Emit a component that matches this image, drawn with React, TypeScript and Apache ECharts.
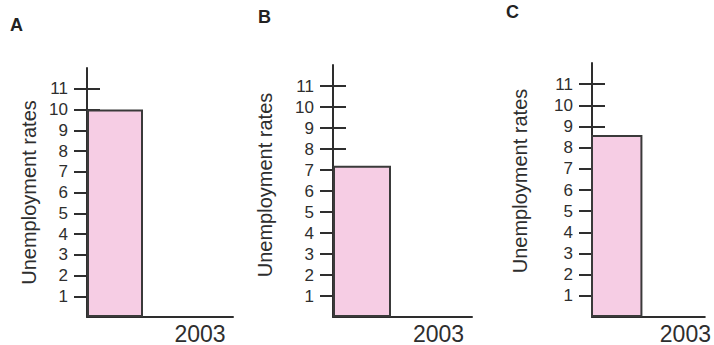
import React, { useEffect, useRef } from "react";
import * as echarts from "echarts";

const categories = ["2003"];
const panelLetters = ["A", "B", "C"];
const ratesA = [10];
const ratesB = [7.2];
const ratesC = [8.6];
const yTickValues = [1, 2, 3, 4, 5, 6, 7, 8, 9, 10, 11];
const yAxisTitle = "Unemployment rates";
const yMin = 0;
const yMax = 12;

const FONT = "'Liberation Sans', Arial, sans-serif";
const INK = "#2e2e2e";
const PINK = "#f6cde4";

const panels = [
  { values: ratesA, left: 87, right: 233, top: 68, bottom: 320, barW: 56, labelShift: 40, nameGap: 48, nameLift: 0, letterX: 10, letterY: 16 },
  { values: ratesB, left: 333, right: 472, top: 65, bottom: 317, barW: 58, labelShift: 36, nameGap: 58, nameLift: 6, letterX: 258, letterY: 8 },
  { values: ratesC, left: 592, right: 714, top: 63, bottom: 320, barW: 55, labelShift: 37, nameGap: 62, nameLift: 9, letterX: 506, letterY: 3 },
];

export default function App() {
  const ref = useRef<HTMLDivElement>(null);
  useEffect(() => {
    if (!ref.current) return;
    const chart = echarts.init(ref.current, undefined, { renderer: "svg" });
    const grids: any[] = [];
    const xAxes: any[] = [];
    const yAxes: any[] = [];
    const series: any[] = [];
    const graphics: any[] = [];
    panels.forEach((p, i) => {
      const axisLen = p.right - p.left;
      grids.push({ left: p.left, top: p.top, width: axisLen, height: p.bottom - p.top, containLabel: false });
      xAxes.push({
        type: "category",
        gridIndex: i,
        data: categories,
        boundaryGap: true,
        axisLine: { show: true, lineStyle: { color: INK, width: 2 } },
        axisTick: { show: false },
        axisLabel: {
          show: true,
          color: INK,
          fontFamily: FONT,
          fontSize: 23,
          margin: 5,
          padding: [0, 0, 0, p.labelShift * 2],
        },
        splitLine: { show: false },
      });
      yAxes.push({
        type: "value",
        gridIndex: i,
        min: yMin,
        max: yMax,
        interval: 1,
        name: yAxisTitle,
        nameLocation: "middle",
        nameRotate: 90,
        nameGap: p.nameGap,
        nameTextStyle: { color: INK, fontFamily: FONT, fontSize: 20, padding: [0, 0, 0, p.nameLift * 2] },
        axisLine: { show: true, lineStyle: { color: INK, width: 2 } },
        axisTick: { show: true, length: 13, inside: false, customValues: yTickValues, lineStyle: { color: INK, width: 2 } },
        axisLabel: {
          show: true,
          color: INK,
          fontFamily: FONT,
          fontSize: 17,
          margin: 19,
          showMinLabel: false,
          showMaxLabel: false,
          formatter: (v: number) => (yTickValues.indexOf(v) >= 0 ? String(v) : ""),
        },
        splitLine: { show: false },
      });
      yAxes.push({
        type: "value",
        gridIndex: i,
        min: yMin,
        max: yMax,
        interval: 1,
        position: "left",
        axisLine: { show: false },
        axisTick: { show: true, length: 13, inside: true, customValues: yTickValues, lineStyle: { color: INK, width: 2 } },
        axisLabel: { show: false },
        splitLine: { show: false },
      });
      series.push({
        type: "bar",
        xAxisIndex: i,
        yAxisIndex: i * 2,
        data: p.values,
        barWidth: p.barW,
        barGap: "0%",
        itemStyle: { color: PINK, borderColor: "#3a3a3a", borderWidth: 2 },
        z: 1,
      });
      series.push({
        type: "bar",
        xAxisIndex: i,
        yAxisIndex: i * 2,
        data: p.values.map(() => 0),
        barWidth: axisLen - p.barW,
        barGap: "0%",
        silent: true,
        itemStyle: { color: "transparent" },
      });
      graphics.push({
        type: "text",
        x: p.letterX,
        y: p.letterY,
        style: { text: panelLetters[i], fill: "#222", font: `bold 18px ${FONT}`, textVerticalAlign: "top" },
      });
    });
    chart.setOption({
      animation: false,
      backgroundColor: "#ffffff",
      grid: grids,
      xAxis: xAxes,
      yAxis: yAxes,
      series,
      graphic: graphics,
    });
    return () => chart.dispose();
  }, []);
  return (
    <div
      ref={ref}
      style={{ position: "fixed", left: 0, top: 0, width: 714, height: 345, background: "#fff" }}
    />
  );
}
□ □ □
*THE EXERCISE*. Copy the whole of the material above exactly, but not its images.

*TASK ANSWER*.
Emit a component that matches this image, drawn with React, TypeScript and Apache ECharts.
import React, { useEffect, useRef } from "react";
import * as echarts from "echarts";

const categories = ["2003"];
const panelLetters = ["A", "B", "C"];
const ratesA = [10];
const ratesB = [7.2];
const ratesC = [8.6];
const yTickValues = [1, 2, 3, 4, 5, 6, 7, 8, 9, 10, 11];
const yAxisTitle = "Unemployment rates";
const yMin = 0;
const yMax = 12;

const FONT = "'Liberation Sans', Arial, sans-serif";
const INK = "#2e2e2e";
const PINK = "#f6cde4";

const panels = [
  { values: ratesA, left: 87, right: 233, top: 68, bottom: 320, barW: 56, labelShift: 40, nameGap: 48, nameLift: 0, letterX: 10, letterY: 16 },
  { values: ratesB, left: 333, right: 472, top: 65, bottom: 317, barW: 58, labelShift: 36, nameGap: 58, nameLift: 6, letterX: 258, letterY: 8 },
  { values: ratesC, left: 592, right: 714, top: 63, bottom: 320, barW: 55, labelShift: 37, nameGap: 62, nameLift: 9, letterX: 506, letterY: 3 },
];

export default function App() {
  const ref = useRef<HTMLDivElement>(null);
  useEffect(() => {
    if (!ref.current) return;
    const chart = echarts.init(ref.current, undefined, { renderer: "svg" });
    const grids: any[] = [];
    const xAxes: any[] = [];
    const yAxes: any[] = [];
    const series: any[] = [];
    const graphics: any[] = [];
    panels.forEach((p, i) => {
      const axisLen = p.right - p.left;
      grids.push({ left: p.left, top: p.top, width: axisLen, height: p.bottom - p.top, containLabel: false });
      xAxes.push({
        type: "category",
        gridIndex: i,
        data: categories,
        boundaryGap: true,
        axisLine: { show: true, lineStyle: { color: INK, width: 2 } },
        axisTick: { show: false },
        axisLabel: {
          show: true,
          color: INK,
          fontFamily: FONT,
          fontSize: 23,
          margin: 5,
          padding: [0, 0, 0, p.labelShift * 2],
        },
        splitLine: { show: false },
      });
      yAxes.push({
        type: "value",
        gridIndex: i,
        min: yMin,
        max: yMax,
        interval: 1,
        name: yAxisTitle,
        nameLocation: "middle",
        nameRotate: 90,
        nameGap: p.nameGap,
        nameTextStyle: { color: INK, fontFamily: FONT, fontSize: 20, padding: [0, 0, 0, p.nameLift * 2] },
        axisLine: { show: true, lineStyle: { color: INK, width: 2 } },
        axisTick: { show: true, length: 13, inside: false, customValues: yTickValues, lineStyle: { color: INK, width: 2 } },
        axisLabel: {
          show: true,
          color: INK,
          fontFamily: FONT,
          fontSize: 17,
          margin: 19,
          showMinLabel: false,
          showMaxLabel: false,
          formatter: (v: number) => (yTickValues.indexOf(v) >= 0 ? String(v) : ""),
        },
        splitLine: { show: false },
      });
      yAxes.push({
        type: "value",
        gridIndex: i,
        min: yMin,
        max: yMax,
        interval: 1,
        position: "left",
        axisLine: { show: false },
        axisTick: { show: true, length: 13, inside: true, customValues: yTickValues, lineStyle: { color: INK, width: 2 } },
        axisLabel: { show: false },
        splitLine: { show: false },
      });
      series.push({
        type: "bar",
        xAxisIndex: i,
        yAxisIndex: i * 2,
        data: p.values,
        barWidth: p.barW,
        barGap: "0%",
        itemStyle: { color: PINK, borderColor: "#3a3a3a", borderWidth: 2 },
        z: 1,
      });
      series.push({
        type: "bar",
        xAxisIndex: i,
        yAxisIndex: i * 2,
        data: p.values.map(() => 0),
        barWidth: axisLen - p.barW,
        barGap: "0%",
        silent: true,
        itemStyle: { color: "transparent" },
      });
      graphics.push({
        type: "text",
        x: p.letterX,
        y: p.letterY,
        style: { text: panelLetters[i], fill: "#222", font: `bold 18px ${FONT}`, textVerticalAlign: "top" },
      });
    });
    chart.setOption({
      animation: false,
      backgroundColor: "#ffffff",
      grid: grids,
      xAxis: xAxes,
      yAxis: yAxes,
      series,
      graphic: graphics,
    });
    return () => chart.dispose();
  }, []);
  return (
    <div
      ref={ref}
      style={{ position: "fixed", left: 0, top: 0, width: 714, height: 345, background: "#fff" }}
    />
  );
}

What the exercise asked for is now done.